START Available data

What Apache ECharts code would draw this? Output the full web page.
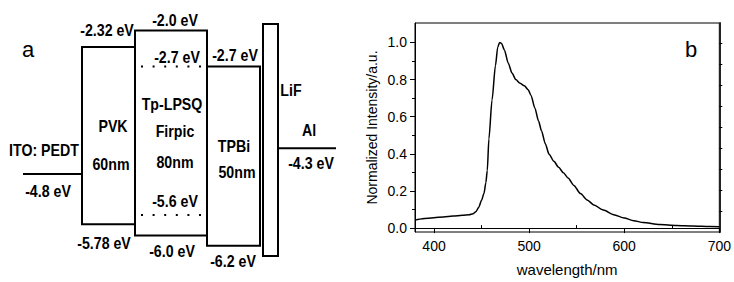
<!DOCTYPE html>
<html>
<head>
<meta charset="utf-8">
<script src="https://cdn.jsdelivr.net/npm/echarts@6/dist/echarts.min.js"></script>
<style>
  html, body { margin: 0; padding: 0; background: #fff; }
  #chart { width: 734px; height: 282px; }
</style>
</head>
<body>
<div id="chart"></div>
<script>
// panel a: device energy levels (eV)
const layerNames = ['PVK', 'Tp-LPSQ', 'TPBi', 'LiF'];
const layerThickness = ['60nm', '80nm', '50nm', ''];
const layerLumo = [-2.32, -2.0, -2.7, -1.87];
const layerHomo = [-5.78, -6.0, -6.2, -6.4];
const electrodeNames = ['ITO: PEDT', 'Al'];
const electrodeLevels = [-4.8, -4.3];
const dopantName = 'Firpic';
const dopantLevels = [-2.7, -5.6];

// panel b: EL spectrum
const wavelength = [380, 388, 400, 410, 420, 430, 437, 441, 444, 447, 450, 452.5, 454.5, 456, 457.7, 461, 464.6, 467, 469, 471, 474, 478, 482, 486, 490, 495, 499, 502, 506, 510, 513, 517, 521, 526, 531, 536, 541, 547, 554, 561, 568, 578, 589, 600, 610, 620, 637, 655, 672, 690, 700];
const intensity = [0.043, 0.051, 0.056, 0.060, 0.065, 0.069, 0.072, 0.077, 0.088, 0.112, 0.150, 0.186, 0.245, 0.310, 0.480, 0.690, 0.876, 0.975, 1.0, 0.995, 0.96, 0.89, 0.835, 0.80, 0.782, 0.767, 0.745, 0.715, 0.647, 0.575, 0.525, 0.455, 0.398, 0.36, 0.328, 0.298, 0.27, 0.23, 0.186, 0.152, 0.125, 0.097, 0.072, 0.054, 0.040, 0.030, 0.019, 0.014, 0.011, 0.008, 0.007];
const xTicks = [400, 500, 600, 700];
const xMinorTicks = [450, 550, 650];
const yTicks = [0, 0.2, 0.4, 0.6, 0.8, 1.0];
const yMinorTicks = [0.1, 0.3, 0.5, 0.7, 0.9];
const rightTicks = [1, 2, 3, 4, 5, 6, 7, 8, 9];

// layout of panel a (x in grid pixels)
const layerCols = [[82, 135], [135, 207], [207, 260], [263, 278]];
const electrodeCols = [[23, 82], [278, 336]];
const dopantCol = [141, 204];

const ev = v => (String(v).includes('.') ? String(v) : v.toFixed(1)) + ' eV';

const textItems = [
  { x: 107, e: layerLumo[0], dy: -17, text: ev(layerLumo[0]) },
  { x: 175, e: layerLumo[1], dy: -10, text: ev(layerLumo[1]) },
  { x: 177, e: dopantLevels[0], dy: -9, text: ev(dopantLevels[0]) },
  { x: 235, e: layerLumo[2], dy: -11, text: ev(layerLumo[2]) },
  { x: 104, e: layerHomo[0], dy: 19, text: ev(layerHomo[0]) },
  { x: 172, e: layerHomo[1], dy: 16, text: ev(layerHomo[1]) },
  { x: 175, e: dopantLevels[1], dy: -14, text: ev(dopantLevels[1]) },
  { x: 233, e: layerHomo[2], dy: 15, text: ev(layerHomo[2]) },
  { x: 48, e: electrodeLevels[0], dy: 17, text: ev(electrodeLevels[0]) },
  { x: 311, e: electrodeLevels[1], dy: 15, text: ev(electrodeLevels[1]) },
  { x: 44, e: electrodeLevels[0], dy: -24, text: electrodeNames[0] },
  { x: 309, e: electrodeLevels[1], dy: -18, text: electrodeNames[1] },
  { x: 113, e: layerLumo[0], dy: 79, text: layerNames[0] },
  { x: 111, e: layerLumo[0], dy: 117, text: layerThickness[0] },
  { x: 172, e: layerLumo[1], dy: 74, text: layerNames[1] },
  { x: 175, e: layerLumo[1], dy: 101, text: dopantName },
  { x: 175, e: layerLumo[1], dy: 132, text: layerThickness[1] },
  { x: 234, e: layerLumo[2], dy: 80, text: layerNames[2] },
  { x: 237, e: layerLumo[2], dy: 106, text: layerThickness[2] },
  { x: 291, e: layerLumo[3], dy: 66, text: layerNames[3] }
];

const BOLD = 'bold 16.5px "Liberation Sans", Arial, sans-serif';
const FONT = '"Liberation Sans", Arial, sans-serif';

const chart = echarts.init(document.getElementById('chart'), null, { renderer: 'svg' });

const hiddenAxis = { show: false, splitLine: { show: false } };

chart.setOption({
  animation: false,
  backgroundColor: '#fff',
  textStyle: { fontFamily: FONT, color: '#000' },
  grid: [
    { left: 0, top: 5, width: 340, height: 256 },
    { left: 415, top: 23, width: 308, height: 214, show: true, borderColor: '#000', borderWidth: 1 }
  ],
  xAxis: [
    { ...hiddenAxis, gridIndex: 0, type: 'value', min: 0, max: 340 },
    {
      gridIndex: 1, type: 'value', min: 380, max: 700,
      name: 'wavelength/nm', nameLocation: 'middle', nameGap: 30,
      nameTextStyle: { fontSize: 15, color: '#000', fontFamily: FONT },
      axisLine: { lineStyle: { color: '#000', width: 1 } },
      axisTick: { customValues: xTicks, length: 5, lineStyle: { color: '#000' } },
      axisLabel: { customValues: xTicks, fontSize: 14, color: '#000', margin: 7, fontFamily: FONT },
      splitLine: { show: false }
    },
    {
      gridIndex: 1, type: 'value', min: 380, max: 700,
      axisLine: { show: false },
      axisTick: { customValues: xMinorTicks, length: 3, lineStyle: { color: '#000' } },
      axisLabel: { show: false },
      splitLine: { show: false }
    }
  ],
  yAxis: [
    { ...hiddenAxis, gridIndex: 0, type: 'value', min: -6.5, max: -1.5 },
    {
      gridIndex: 1, type: 'value', min: -0.021, max: 1.105,
      name: 'Normalized Intensity/a.u.', nameLocation: 'middle', nameGap: 36, nameRotate: 90,
      nameTextStyle: { fontSize: 14, color: '#000', fontFamily: FONT },
      axisLine: { show: true, lineStyle: { color: '#000', width: 1 } },
      axisTick: { show: true, customValues: yTicks, length: 5, lineStyle: { color: '#000' } },
      axisLabel: { customValues: yTicks, fontSize: 14, color: '#000', margin: 8, fontFamily: FONT, formatter: v => v.toFixed(1) },
      splitLine: { show: false }
    },
    {
      gridIndex: 1, type: 'value', min: -0.021, max: 1.105, position: 'left',
      axisLine: { show: false },
      axisTick: { show: true, customValues: yMinorTicks, length: 3, lineStyle: { color: '#000' } },
      axisLabel: { show: false },
      splitLine: { show: false }
    },
    {
      gridIndex: 1, type: 'value', min: 0.03, max: 9.96, position: 'right',
      axisLine: { show: true, lineStyle: { color: '#222', width: 2 } },
      axisTick: { show: true, customValues: rightTicks, length: 3, lineStyle: { color: '#000' } },
      axisLabel: { show: false },
      splitLine: { show: false }
    }
  ],
  graphic: [
    { type: 'text', x: 28, y: 49, style: { text: 'a', font: '22px ' + FONT, fill: '#000', align: 'center', verticalAlign: 'middle' } },
    { type: 'text', x: 691, y: 49, style: { text: 'b', font: '22px ' + FONT, fill: '#000', align: 'center', verticalAlign: 'middle' } }
  ],
  series: [
    {
      type: 'custom', name: 'layers', xAxisIndex: 0, yAxisIndex: 0, silent: true, clip: false,
      data: layerNames.map((n, i) => [layerCols[i][0], layerCols[i][1], layerLumo[i], layerHomo[i]]),
      encode: { x: [0, 1], y: [2, 3] },
      renderItem: (params, api) => {
        const tl = api.coord([api.value(0), api.value(2)]);
        const br = api.coord([api.value(1), api.value(3)]);
        return {
          type: 'rect',
          shape: { x: tl[0], y: tl[1], width: br[0] - tl[0], height: br[1] - tl[1] },
          style: { fill: 'none', stroke: '#000', lineWidth: 2 }
        };
      }
    },
    {
      type: 'custom', name: 'electrodes', xAxisIndex: 0, yAxisIndex: 0, silent: true, clip: false,
      data: electrodeNames.map((n, i) => [electrodeCols[i][0], electrodeCols[i][1], electrodeLevels[i]]),
      encode: { x: [0, 1], y: 2 },
      renderItem: (params, api) => {
        const a = api.coord([api.value(0), api.value(2)]);
        const b = api.coord([api.value(1), api.value(2)]);
        return { type: 'line', shape: { x1: a[0], y1: a[1], x2: b[0], y2: b[1] }, style: { stroke: '#000', lineWidth: 2 } };
      }
    },
    {
      type: 'custom', name: dopantName, xAxisIndex: 0, yAxisIndex: 0, silent: true, clip: false,
      data: dopantLevels.map(v => [dopantCol[0], dopantCol[1], v]),
      encode: { x: [0, 1], y: 2 },
      renderItem: (params, api) => {
        const a = api.coord([api.value(0), api.value(2)]);
        const b = api.coord([api.value(1), api.value(2)]);
        return { type: 'line', shape: { x1: a[0], y1: a[1], x2: b[0], y2: b[1] }, style: { stroke: '#000', lineWidth: 2, lineDash: [2, 9.6] } };
      }
    },
    {
      type: 'custom', name: 'labels', xAxisIndex: 0, yAxisIndex: 0, silent: true, clip: false,
      data: textItems.map(t => [t.x, t.e]),
      renderItem: (params, api) => {
        const t = textItems[params.dataIndex];
        const p = api.coord([t.x, t.e]);
        return {
          type: 'text', x: p[0], y: p[1] + t.dy, scaleX: 0.86,
          style: { text: t.text, font: BOLD, fill: '#000', align: 'center', verticalAlign: 'middle' }
        };
      }
    },
    {
      type: 'line', name: 'EL', xAxisIndex: 1, yAxisIndex: 1,
      data: wavelength.map((w, i) => [w, intensity[i]]),
      showSymbol: false, smooth: 0.25, smoothMonotone: 'x', silent: true,
      lineStyle: { color: '#000', width: 1.5 }
    }
  ]
});
</script>
</body>
</html>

END Available data

What to produce: Reproduce the material above exactly, first line through the line that contains "const dopantLevels = [-2.7, -5.6];", minus the pictures.

Answer:
What Apache ECharts code would draw this? Output the full web page.
<!DOCTYPE html>
<html>
<head>
<meta charset="utf-8">
<script src="https://cdn.jsdelivr.net/npm/echarts@6/dist/echarts.min.js"></script>
<style>
  html, body { margin: 0; padding: 0; background: #fff; }
  #chart { width: 734px; height: 282px; }
</style>
</head>
<body>
<div id="chart"></div>
<script>
// panel a: device energy levels (eV)
const layerNames = ['PVK', 'Tp-LPSQ', 'TPBi', 'LiF'];
const layerThickness = ['60nm', '80nm', '50nm', ''];
const layerLumo = [-2.32, -2.0, -2.7, -1.87];
const layerHomo = [-5.78, -6.0, -6.2, -6.4];
const electrodeNames = ['ITO: PEDT', 'Al'];
const electrodeLevels = [-4.8, -4.3];
const dopantName = 'Firpic';
const dopantLevels = [-2.7, -5.6];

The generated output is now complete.